Working with the Washington School for Girls this past June allowed the Phillips Education Department to expand on the ideas presented in our recent Lou Stovall exhibition. The exhibition centered on themes of community, collaboration, accessibility within the arts, experimentation, and calls for social change. When we merge these concepts with a real-life application we can uncover what these concepts mean in our reality. With Art + Music: More Than a Feeling, we focused on Stovall’s love of community: he stayed connected to his community through creating music festival posters that would hang in the streets of D.C. Musicians, artists, and activists for Black liberation often worked with each other to host these festivals and donate a portion of the proceeds back into the community—emphasizing the cyclical nature that goes into sustaining a community.  
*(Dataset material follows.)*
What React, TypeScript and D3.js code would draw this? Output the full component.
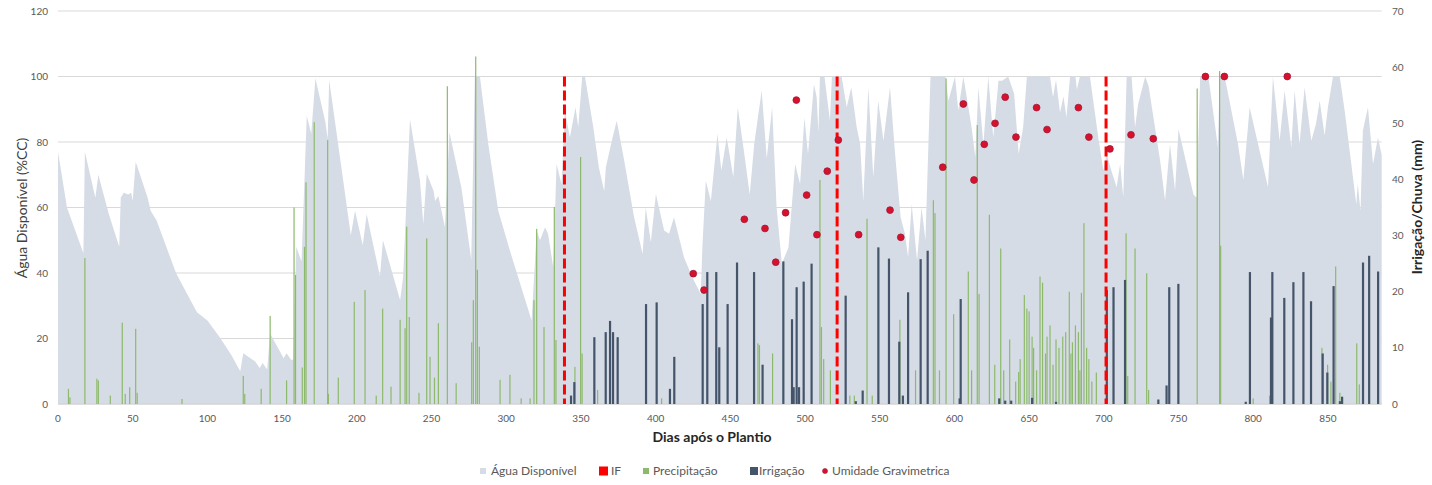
import React from "react";
import * as d3 from "d3";

// ---------- DATA ----------
// Água Disponível (%CC): [day, value]
const aguaDisponivel: [number, number][] = [
  [0,77],[6,60],[17,46],[18,77],[25,63],[27,70],[34,58],[41,48],[42,63],[44,64.5],[47,64],[49,64.5],[50,62],[52,74],[60,63],[62,59],[66,56],[79,40],[86,34],[93,28],[100,25.5],[108,20.5],[116,15],[122,10],[124,15.5],[132,13],[135,11],[137,12.5],[140,10.5],[142,21.5],[151,14],[153,15.5],[156,13.5],[157.5,13.5],[159.5,48],[163,43.5],[166.5,88],[169.5,82.5],[172.3,99.5],[179,86],[180.5,81],[181.5,99],[196,51.5],[198.8,59],[204,48.5],[206.6,58],[215.5,39],[217.5,50],[229,31.7],[231,38.8],[235.6,87],[242.3,68.2],[244.5,55],[246.8,70.3],[251.5,65],[252.4,62],[254.6,63.5],[259,54],[262,83],[270,66],[276.6,44],[279,100],[282.4,100],[288,79.4],[294.7,59],[302.5,46.8],[308,38.7],[317,25.5],[320.4,53],[322.6,50],[326,54],[328,52],[331.5,41.7],[333.7,73.3],[337,67.2],[339.3,89.6],[342.6,81.4],[346.4,90.6],[348.2,84.5],[350.9,100],[352.7,100],[358.3,84.5],[362,72.3],[365.6,65],[366.7,72.3],[371.2,81.4],[374,86.5],[379,74.3],[385.6,57],[391.3,45.8],[393.4,60],[396.8,49.4],[400.2,64.1],[405.7,53],[409,52],[412.3,57],[419,44.8],[424.6,38.7],[430.2,33.6],[431.4,48.9],[433.6,68.2],[437,62],[441.4,82.5],[444,71.3],[447.6,81.4],[452,69.2],[455,90.6],[460,74.3],[463,64],[466,79.4],[471,95.7],[474.4,75],[478,90.6],[481,60],[484.5,42.8],[488.9,47.8],[493.4,73.3],[496.7,67.2],[499.6,87.5],[502,76.3],[506,97.7],[507.8,93.7],[509,83],[510,100],[513,100],[516.7,86.5],[518,100],[524.5,100],[527.9,90.6],[531,96.7],[534.6,84.5],[536.9,79.4],[539,62],[542.4,96.7],[545.7,69.2],[549,92.6],[552.5,80.4],[556.9,96.7],[560.3,76.3],[564,57],[566.9,52],[569,44.8],[571.4,61],[575,43.8],[578,60],[580.6,50],[584,100],[594,100],[596,92.6],[600.4,100],[602.6,89.6],[606,100],[611.5,84.5],[614,75.3],[616,96.7],[619.4,79.4],[622.7,100],[626,81.4],[629.5,98.7],[632,98.7],[636,100],[640,94.7],[643,76.3],[646,84.5],[648.5,100],[664,100],[666,93.7],[668,99],[670.7,89],[673,94],[675,87.5],[677.4,100],[681,100],[682,96],[684,100],[690.7,100],[696.3,81.4],[699.7,71.3],[701.9,76.3],[705,71.3],[708.6,66.2],[710.9,73.3],[713,63.1],[715.3,100],[718.6,100],[720.9,84.5],[723,91.6],[727.7,100],[730,97],[737.7,74.3],[741,62.1],[744.3,79.4],[747.7,65.2],[750,84],[760,64],[762.2,63],[764.5,100],[770,100],[776.4,78.4],[777.5,100],[780.9,100],[789.8,79.4],[793.4,68.4],[797.6,90.6],[809.9,66.2],[813.2,100],[817.7,80.4],[821,95.7],[825.5,78.4],[827.7,95.7],[831,79.4],[834.4,96.7],[838.9,80.4],[842,85.5],[844.5,92.6],[847.8,82],[850,90.6],[853.4,100],[857.9,100],[861.2,89.6],[869,61],[870,67.2],[871.8,59],[873.4,83.5],[876.8,90.6],[880.2,73.3],[883.5,81.4],[886,76]
];

// Precipitação (mm): [day, value]
const precipitacao: [number, number][] = [
  [7,2.7],[8,1.2],[18,26],[26,4.5],[27,4.2],[35,1.5],[43,14.5],[45,1.8],[48,3],[52,13.4],[53,2],[83,0.9],[124,5],[125,1.8],[136,2.7],[142,15.7],[153,4.2],[158,35],[159,23],[163.5,6.5],[165,28],[166,39.5],[171.5,50.2],[180.5,47],[181,1.8],[187.6,4.7],[198.3,18.2],[205.5,20.3],[213,1.5],[217.3,17],[222.9,3.1],[229,15],[232.3,13.5],[233.4,31.6],[235.1,15.5],[241.6,2],[246.8,29.5],[249,8.4],[252,4.7],[254.6,14.4],[260.6,56.6],[266.5,3.7],[276.9,11],[278,18.5],[279.6,61.9],[280.7,23.9],[282,10.2],[295.9,4.3],[302.5,5.2],[310,1],[316,1],[318.6,18.5],[320.4,31.2],[325.3,13.7],[332.2,35.1],[333.3,11.4],[346,6.6],[349.8,44],[350.8,9],[361.2,2.5],[404,1],[468.5,10.8],[469.5,10.5],[478.3,9],[510,39.9],[511,13.7],[512.5,8],[517,6],[530,1.5],[533,1.5],[541.5,33],[545,1.5],[563.5,15],[574,6],[585.9,36.3],[587,34],[590,6],[594.4,58],[599.5,16],[609.3,23.6],[611.5,6],[615.3,49.7],[616.5,19.6],[623.4,33.7],[627,7],[631,27.7],[633,6],[637,11.5],[641,4],[643,5.7],[644,8],[646.8,19.4],[648.5,17],[650,16.5],[652,12],[653,10],[655,6],[657.3,22.7],[659,21.6],[661,9],[662,12],[664,14],[666,7],[668,11.5],[670,10],[672.5,12],[674.5,12.8],[676.9,20],[678,9],[679,11],[681,14],[683,12.8],[684,6],[685,19.8],[686.7,32.2],[688.5,10],[690,8],[692,4],[695,5.6],[714.9,30.4],[716,5],[720.9,27.7],[728.7,23.3],[730,2.5],[762.5,56.2],[777.5,59.3],[778.2,28.2],[800,1],[811,1.5],[846,10],[849.8,7],[852,4],[855.2,24.5],[858,2],[869.3,10.8],[871,3.5]
];

// Irrigação (mm): [day, value]
const irrigacao: [number, number][] = [
  [343.4,1.5],[345.6,3.9],[359,11.9],[366.6,12.8],[369.5,14.8],[371.5,12.8],[374.6,11.9],[393.6,17.8],[400.7,18.1],[409.6,2.7],[412.5,8.4],[431.5,17.8],[434.6,23.5],[440.6,23.5],[442.6,10.1],[448.2,17.8],[454.5,25.2],[465.9,23.5],[471.6,7],[485.5,25.4],[491.3,15.1],[492.4,3],[494.4,20.8],[496,3],[499.1,21.8],[504.4,25],[527.2,19.3],[534,0.5],[538.6,2.4],[549.1,27.9],[556.2,25.9],[563.1,11.1],[565.5,1.5],[569,19.9],[577.4,25.8],[582.1,27.3],[603.5,1],[604.2,18.7],[630,1],[634,0.6],[638,0.6],[652,1.1],[668,0.4],[702,20.3],[706.5,20.8],[714.2,22.1],[736.5,0.8],[742,3.3],[743.8,20.8],[749.9,21.4],[795,0.4],[797.8,23.5],[811.9,15.4],[812.8,23.5],[820.8,18.9],[826.9,21.7],[833.6,23.5],[838.7,18.3],[846.5,9],[849.6,5.6],[853.8,21],[858,0.5],[859.5,1.3],[873.5,25.2],[877.6,26.4],[883.6,23.6]
];

// Umidade Gravimetrica (%CC): [day, value]
const umidade: [number, number][] = [
  [425.2,39.8],[432.4,34.8],[459.4,56.4],[473.2,53.6],[480.4,43.3],[487,58.4],[494.2,92.8],[501.1,63.8],[508,51.7],[514.9,71.1],[522.3,80.6],[535.9,51.7],[556.9,59.2],[564.1,50.9],[592.2,72.3],[606,91.6],[613.1,68.4],[620,79.3],[627.2,85.7],[634,93.7],[641.2,81.5],[655,90.5],[662,83.8],[683,90.5],[690,81.5],[704.1,77.9],[718.2,82.2],[733.1,81],[768,100],[780.7,100],[822.8,100]
];

// IF: days of the dashed markers (value = 100 %CC)
const ifDias: number[] = [339, 521.5, 701.5];
const ifValor = 100;

const xTicks: number[] = [0,50,100,150,200,250,300,350,400,450,500,550,600,650,700,750,800,850];
const yLeftTicks: number[] = [0,20,40,60,80,100,120];
const yRightTicks: number[] = [0,10,20,30,40,50,60,70];

const legendItems = [
  { label: "Água Disponível", kind: "area" },
  { label: "IF", kind: "if" },
  { label: "Precipitação", kind: "prec" },
  { label: "Irrigação", kind: "irr" },
  { label: "Umidade Gravimetrica", kind: "dot" },
];

// ---------- STYLE ----------
const W = 1432, H = 485;
const FONT = "Lato, 'Open Sans', 'Noto Sans', sans-serif";
const C_AREA = "#D6DCE5";
const C_PREC = "#8DB96C";
const C_IRR = "#44546A";
const C_IF = "#FF0000";
const C_DOT = "#D9102C";
const C_DOT_STROKE = "#9B1B3B";
const C_GRID = "#D9D9D9";
const C_TICK = "#595959";

export default function App() {
  const x = d3.scaleLinear().domain([0, 886]).range([58, 1381.7]);
  const yL = d3.scaleLinear().domain([0, 120]).range([404, 11]);
  const yR = d3.scaleLinear().domain([0, 70]).range([404, 11]);

  const area = d3
    .area<[number, number]>()
    .x((d) => x(d[0]))
    .y0(yL(0))
    .y1((d) => yL(d[1]))
    .curve(d3.curveLinear);

  const legendPos: Record<string, { sx: number; tx: number }> = {
    area: { sx: 480, tx: 491 },
    if: { sx: 599, tx: 611 },
    prec: { sx: 643, tx: 653 },
    irr: { sx: 750, tx: 759 },
    dot: { sx: 825, tx: 832 },
  };

  return (
    <svg
      width={W}
      height={H}
      viewBox={`0 0 ${W} ${H}`}
      style={{ position: "absolute", left: 0, top: 0, background: "#fff" }}
      fontFamily={FONT}
    >
      {/* gridlines */}
      {yLeftTicks.map((t) => (
        <line key={"g" + t} x1={x(0)} x2={x(886)} y1={yL(t)} y2={yL(t)} stroke={C_GRID} strokeWidth={1} />
      ))}

      {/* area */}
      <path d={area(aguaDisponivel) || ""} fill={C_AREA} />

      {/* baseline */}
      <line x1={x(0)} x2={x(886)} y1={yL(0)} y2={yL(0)} stroke="#D0D0D0" strokeWidth={1} />

      {/* precipitation bars */}
      {precipitacao.map(([d, v], i) => (
        <rect key={"p" + i} x={x(d) - 0.6} y={yR(v)} width={1.2} height={yR(0) - yR(v)} fill={C_PREC} />
      ))}

      {/* irrigation bars */}
      {irrigacao.map(([d, v], i) => (
        <rect key={"i" + i} x={x(d) - 1.1} y={yR(v)} width={2.2} height={yR(0) - yR(v)} fill={C_IRR} />
      ))}

      {/* IF dashed lines */}
      {ifDias.map((d, i) => (
        <line key={"if" + i} x1={x(d)} x2={x(d)} y1={yL(ifValor)} y2={yL(0)} stroke={C_IF} strokeWidth={3} strokeDasharray="10,4" />
      ))}

      {/* gravimetric moisture points */}
      {umidade.map(([d, v], i) => (
        <circle key={"u" + i} cx={x(d)} cy={yL(v)} r={3.4} fill={C_DOT} stroke={C_DOT_STROKE} strokeWidth={0.8} />
      ))}

      {/* left axis labels */}
      {yLeftTicks.map((t) => (
        <text key={"yl" + t} x={48} y={yL(t) + 3.5} textAnchor="end" fontSize={10} fill={C_TICK}>
          {t}
        </text>
      ))}
      {/* right axis labels */}
      {yRightTicks.map((t) => (
        <text key={"yr" + t} x={1392} y={yR(t) + 3.5} textAnchor="start" fontSize={10} fill={C_TICK}>
          {t}
        </text>
      ))}
      {/* x axis labels */}
      {xTicks.map((t) => (
        <text key={"x" + t} x={x(t)} y={422} textAnchor="middle" fontSize={10} fill={C_TICK}>
          {t}
        </text>
      ))}

      {/* axis titles */}
      <text transform="translate(27,208) rotate(-90)" textAnchor="middle" fontSize={14} fill="#404040">
        Água Disponível (%CC)
      </text>
      <text transform="translate(1422,207) rotate(-90)" textAnchor="middle" fontSize={14} fontWeight="bold" fill="#262626">
        Irrigação/Chuva (mm)
      </text>
      <text x={712} y={442} textAnchor="middle" fontSize={14} fontWeight="bold" fill="#262626">
        Dias após o Plantio
      </text>

      {/* legend */}
      {legendItems.map((it) => {
        const p = legendPos[it.kind];
        let sym: React.ReactNode = null;
        if (it.kind === "area") sym = <rect x={p.sx} y={468} width={6} height={6} fill={C_AREA} />;
        if (it.kind === "if") sym = <rect x={p.sx} y={466.5} width={9} height={9} fill={C_IF} />;
        if (it.kind === "prec") sym = <rect x={p.sx} y={468} width={6} height={6} fill={C_PREC} />;
        if (it.kind === "irr") sym = <rect x={p.sx} y={467} width={8} height={8} fill={C_IRR} />;
        if (it.kind === "dot") sym = <circle cx={p.sx} cy={471} r={2.5} fill={C_DOT} stroke={C_DOT_STROKE} strokeWidth={0.6} />;
        return (
          <g key={it.kind}>
            {sym}
            <text x={p.tx} y={475} fontSize={12} fill={C_TICK}>
              {it.label}
            </text>
          </g>
        );
      })}
    </svg>
  );
}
Looking at these music festival posters featured in Stovall’s exhibition, color, shape, rhythm, and repetition are emphasized. We encouraged the students to listen to their favorite songs and explore how these musicians use rhythm, repetition, tone, and mood. They also looked closely at their song lyrics and underlined any repeating words or phrases that stood out to them. With these elements in mind, the students began to sketch their ideas for their print. Many of them were clever enough to translate the sonic aspects of their songs into different shapes to create a visual language.  

The students transferred their sketches onto cardstock and cut out their forms.
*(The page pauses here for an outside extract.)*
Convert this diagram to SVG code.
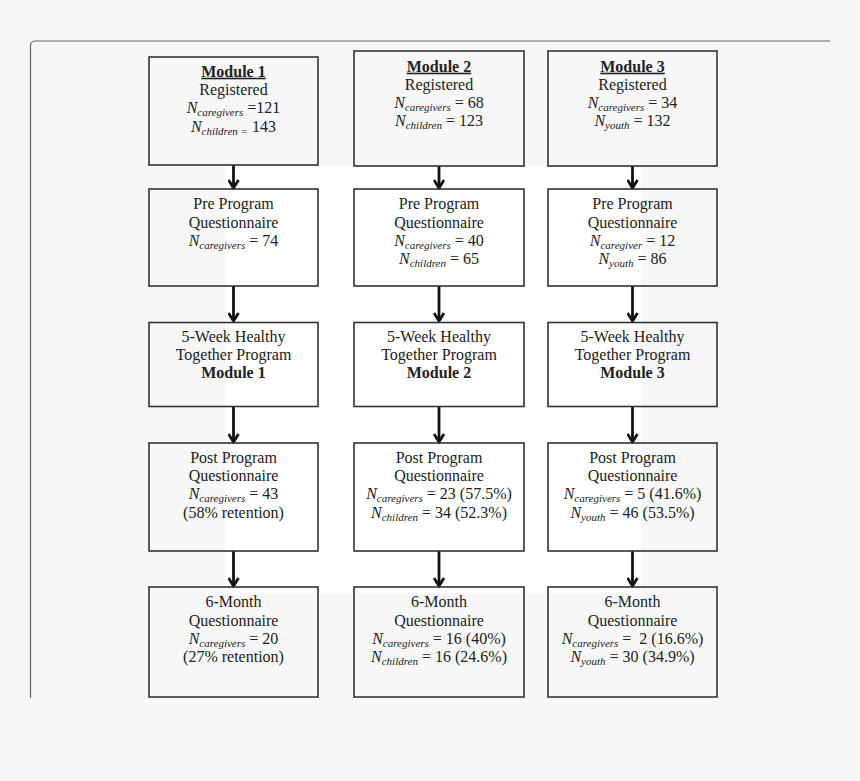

The cutout shapes allowed them to explore many possibilities with the composition. Many took advantage of layering their cutouts, creating more dynamism within their print. Next, they brushed their cutouts with a thin layer of glue and let them dry completely before arranging them one last time on their inking plates.  

Experimentation had a chance to shine when it came to choosing the colors they wanted to incorporate.
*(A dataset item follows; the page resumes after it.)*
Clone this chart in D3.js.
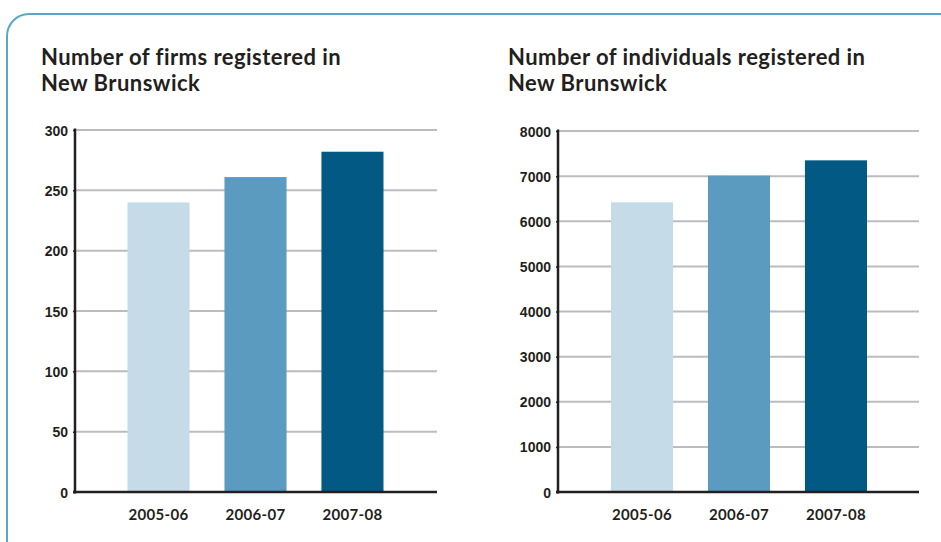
<!DOCTYPE html>
<html>
<head>
<meta charset="utf-8">
<script src="https://cdn.jsdelivr.net/npm/d3@7"></script>
<style>
  body { margin: 0; background: #fff; }
  svg { display: block; }
</style>
</head>
<body>
<div id="area"></div>
<script>
var years = ["2005-06", "2006-07", "2007-08"];
var firms = [240, 261, 282];
var individuals = [6420, 7010, 7350];
var firmTicks = [0, 50, 100, 150, 200, 250, 300];
var indivTicks = [0, 1000, 2000, 3000, 4000, 5000, 6000, 7000, 8000];
var barColors = ["#c5dce8", "#5b9bbf", "#025a84"];

var width = 941, height = 542;

var svg = d3.select("#area").append("svg")
  .attr("width", width)
  .attr("height", height);

// rounded frame, runs off the right and bottom edge
svg.append("rect")
  .attr("x", 7).attr("y", 14)
  .attr("width", 960).attr("height", 560)
  .attr("rx", 22).attr("ry", 22)
  .attr("fill", "none")
  .attr("stroke", "#5aa6c8")
  .attr("stroke-width", 2);

function drawChart(opt) {
  var g = svg.append("g");

  // title
  var title = g.append("text")
    .attr("x", opt.titleX)
    .attr("y", 65)
    .style("font-family", "Lato, 'Open Sans', sans-serif")
    .style("font-weight", "bold")
    .style("font-size", "22px")
    .style("letter-spacing", "0.45px")
    .style("fill", "#231f20");
  opt.title.forEach(function(t, i) {
    title.append("tspan").attr("x", opt.titleX).attr("dy", i ? 25.5 : 0).text(t);
  });

  var y = d3.scaleLinear().domain([0, opt.max]).range([opt.bottom, opt.top]);
  var x = d3.scaleBand().domain(years).range(opt.xRange).paddingInner(0.36).paddingOuter(0);

  // gridlines
  g.selectAll("line.grid")
    .data(opt.ticks.filter(function(d) { return d > 0; }))
    .enter().append("line")
    .attr("class", "grid")
    .attr("x1", opt.left).attr("x2", opt.right)
    .attr("y1", function(d) { return y(d); })
    .attr("y2", function(d) { return y(d); })
    .attr("stroke", "#bcbcbf")
    .attr("stroke-width", 2);

  // bars
  g.selectAll("rect.bar")
    .data(opt.values)
    .enter().append("rect")
    .attr("class", "bar")
    .attr("x", function(d, i) { return x(years[i]); })
    .attr("width", x.bandwidth())
    .attr("y", function(d) { return y(d); })
    .attr("height", function(d) { return y(0) - y(d); })
    .attr("fill", function(d, i) { return barColors[i]; });

  // y axis
  var yAxis = d3.axisLeft(y).tickValues(opt.ticks).tickSize(2).tickFormat(d3.format("d"));
  var ya = g.append("g")
    .attr("transform", "translate(" + opt.left + ",0)")
    .call(yAxis);
  ya.select(".domain").remove();
  ya.selectAll(".tick line").attr("stroke", "#231f20").attr("stroke-width", 1.5);
  ya.selectAll(".tick text")
    .attr("x", -7)
    .attr("dy", "0.36em")
    .style("font-family", "'Liberation Sans', Arial, sans-serif")
    .style("font-weight", "bold")
    .style("font-size", "14px")
    .style("fill", "#231f20");

  // axis lines
  g.append("line")
    .attr("x1", opt.left).attr("x2", opt.left)
    .attr("y1", opt.top - 1.5).attr("y2", opt.bottom + 1.5)
    .attr("stroke", "#231f20").attr("stroke-width", 2.5);
  g.append("line")
    .attr("x1", opt.left - 2).attr("x2", opt.right)
    .attr("y1", opt.bottom).attr("y2", opt.bottom)
    .attr("stroke", "#231f20").attr("stroke-width", 2.5);

  // x labels
  g.selectAll("text.xl")
    .data(years)
    .enter().append("text")
    .attr("class", "xl")
    .attr("x", function(d) { return x(d) + x.bandwidth() / 2; })
    .attr("y", 520)
    .attr("text-anchor", "middle")
    .style("font-family", "Lato, 'Open Sans', sans-serif")
    .style("font-weight", "bold")
    .style("font-size", "15px")
    .style("letter-spacing", "0.3px")
    .style("fill", "#231f20")
    .text(function(d) { return d; });
}

drawChart({
  title: ["Number of firms registered in", "New Brunswick"],
  titleX: 41,
  values: firms,
  ticks: firmTicks,
  max: 300,
  left: 75, right: 437,
  top: 130, bottom: 492,
  xRange: [127.5, 383.5]
});

drawChart({
  title: ["Number of individuals registered in", "New Brunswick"],
  titleX: 508,
  values: individuals,
  ticks: indivTicks,
  max: 8000,
  left: 558, right: 919,
  top: 131, bottom: 492,
  xRange: [611, 867]
});
</script>
</body>
</html>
Watching the students cover their inking plates and shapes with all these crazy colors would be a nightmare for some. Still, I found it fascinating to see how confident they were in their decision-making and their ability to capture their song’s mood visually through color. With the help of teaching artist Gail-Shaw Clemons, students sent their inking plates through the printing press and were able to carefully remove their prints and reveal their final results. Each student had the opportunity to write their own wall text that accompanied their finished print in the exhibition, which gave them a chance to reflect and articulate the reasoning for how they depicted their song.  

Showing the students the possibilities with printmaking made way for understanding that artmaking does not have to be reserved for traditional mediums like painting. If you have a message, find whatever means to communicate it best. Also, experimentation shouldn’t be scary or something we should try and avoid. You never know the possibilities that will come from thinking outside the box and trying something new. Lastly, we created an atmosphere invested in the students’ self-expression and honored them as individuals to make their own decisions. As educators, we came together with our various skill sets and bonded over this common goal—we created a community that desired to uphold the students’ visions.  

Critical engagement with artists and their work elevates their contributions and allows us to explore contemporary issues and new perspectives. Keeping this objective at the forefront of our school partnerships has made us cultivate youth activities that nurture their foundation with love, respect, and compassion, while providing them with the tools necessary to build on the work of influential artists in personally relevant ways.